Token/s is entirely determined by memory bandwidth. TTFT is compute bound.

fulafel · 2026-03-04T05:08:09 1772600889

This is broadly correct for currently favoured software, but in computer science optimization problems you can usually trade off compute for memory and vice versa.

For example just now from the front page: https://news.ycombinator.com/item?id=47242637 "Speculative Speculative Decoding"

Or this: https://openreview.net/forum?id=960Ny6IjEr "Low-Rank Compression of Language Models Via Differentiable Rank Selection"

oofbey · 2026-03-04T21:25:20 1772659520

Good point on speculative decoding techniques. I'd forgotten about them, and they're good. Would love to see some of these get into llama.cpp and friends, but it does require somebody to come up with a distilled draft model.

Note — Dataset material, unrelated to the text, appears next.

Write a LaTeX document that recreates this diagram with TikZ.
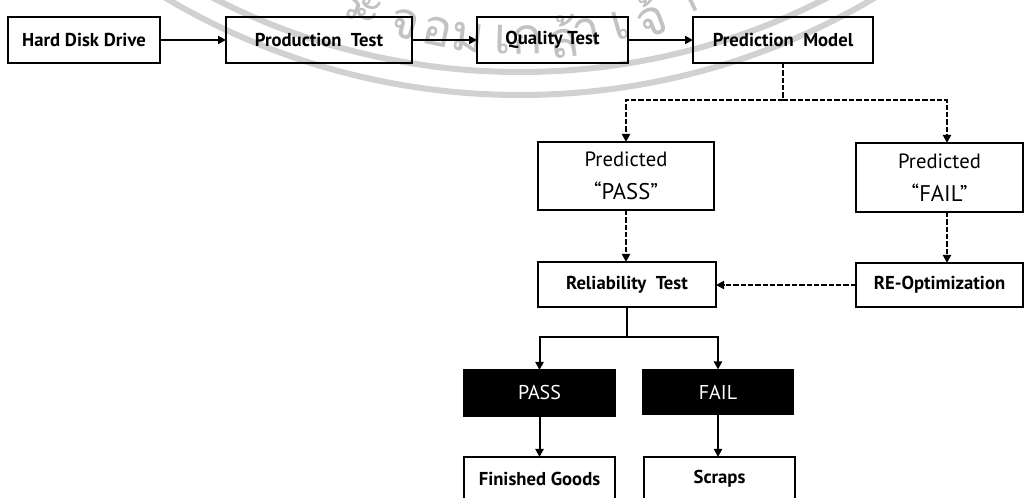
\documentclass[tikz,border=0pt]{standalone}
\usepackage{fontspec}
\setmainfont{PT Sans}
\newfontfamily\thaifont[Script=Thai]{Loma}
\usetikzlibrary{arrows.meta}
\begin{document}
\begin{tikzpicture}[x=0.75pt,y=-0.75pt,
  box/.style={draw=black, line width=1.5pt, inner sep=0pt, outer sep=0pt,
    font=\fontsize{14}{16}\selectfont\bfseries},
  dim/.style 2 args={minimum width=#1*0.75pt, minimum height=#2*0.75pt},
  blk/.style={fill=black, draw=black, line width=1pt, text=white, inner sep=0pt,
    outer sep=0pt, font=\fontsize{15}{17}\selectfont},
  pred/.style={box, align=center, font=\fontsize{15.5}{25}\selectfont},
  flow/.style={line width=1.5pt, -{Triangle[length=6pt,width=6pt]}},
  dline/.style={line width=2pt, dash pattern=on 4pt off 1.5pt},
  dflow/.style={dline, -{Triangle[length=6pt,width=6pt]}},
  seal/.style={black!18},
  sealtxt/.style={text=black!24, inner sep=0pt, font=\thaifont\fontsize{38}{38}\selectfont}]
\useasboundingbox (0,0) rectangle (1025,498);
\clip (0,0) rectangle (1025,498);

% faint seal in the background
\draw[seal, line width=4.5pt] (520,-600) circle[radius=672];
\draw[seal, line width=4.5pt] (520,-600) circle[radius=695];
\foreach \a/\t in {-24.9/ร, -22.4/ะ, -16.6/จ, -11.7/อ, -7.0/ม, -1.8/เ, 1.8/ก,
    7.2/ล้, 10.8/า, 15.8/เ, 20.5/จ้, 25.9/า, 31.3/คุ}
  \node[sealtxt, rotate=\a] at ([shift={(90-\a:385)}]515,-345) {\t};

% process boxes
\node[box, dim={152}{46}] (hdd)  at (84,40)    {Hard Disk Drive};
\node[box, dim={186}{46}] (prod) at (319,40)   {Production~ Test};
\node[box, dim={151}{46}] (qual) at (552.5,40) {Quality Test};
\node[box, dim={180}{46}] (pm)   at (783,40)   {Prediction~ Model};

\node[pred, dim={176}{68}] (ppass) at (626,176)
  {Predicted\\{\fontsize{17}{25}\selectfont “PASS”}};
\node[pred, dim={167}{69}] (pfail) at (939.5,177.5)
  {Predicted\\{\fontsize{17}{25}\selectfont “FAIL”}};

\node[box, dim={178}{45}] (rel)   at (627,284.5)   {Reliability~ Test};
\node[box, dim={167}{44}] (reopt) at (939.5,285)   {RE-Optimization};

\node[blk, dim={151}{46}] (pass) at (539.5,393) {PASS};
\node[blk, dim={150}{45}] (fail) at (718,392)   {FAIL};

\node[box, dim={151}{44}] (fg)  at (539.5,479) {Finished Goods};
\node[box, dim={151}{44}] (scr) at (719.5,479) {Scraps};

% connectors
\draw[flow] (hdd) -- (prod);
\draw[flow] (prod) -- (qual);
\draw[flow] (qual) -- (pm);

\coordinate (split) at (783,100);
\coordinate (fa) at (947,100);
\draw[dline] (pm.south) -- (split);
\draw[dflow] (split) -| (ppass.north);
\draw[dflow] (split) -- (fa) -- (fa|-pfail.north);

\draw[dflow] (ppass.south) -- (ppass.south|-rel.north);
\draw[dflow] (fa|-pfail.south) -- (fa|-reopt.north);
\draw[dflow] (reopt.west) -- (reopt.west-|rel.east);

\coordinate (fork) at (627,337);
\draw[line width=2pt] (rel.south) -- (fork);
\draw[flow] (fork) -| (pass.north);
\draw[flow] (fork) -| (fail.north);
\draw[flow] (pass.south) -- (fg.north);
\draw[flow] (fail.south) -- (fail.south|-scr.north);
\end{tikzpicture}
\end{document}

But low rank compression isn't trading off compute for memory - it's just compressing the model. And critically, that's lossy compression. That's primarily a trade-off of quality for speed/size, with a little bit of added compute. Same goals as quantization. If there was some compute-intensive lossless compression of parameters, lots of people would be happy. But those floating point values look a lot like gaussian noise, making them extremely difficult to compress.

saagarjha · 2026-03-04T11:37:59 1772624279

None of these really change the fundamental shape of the problem.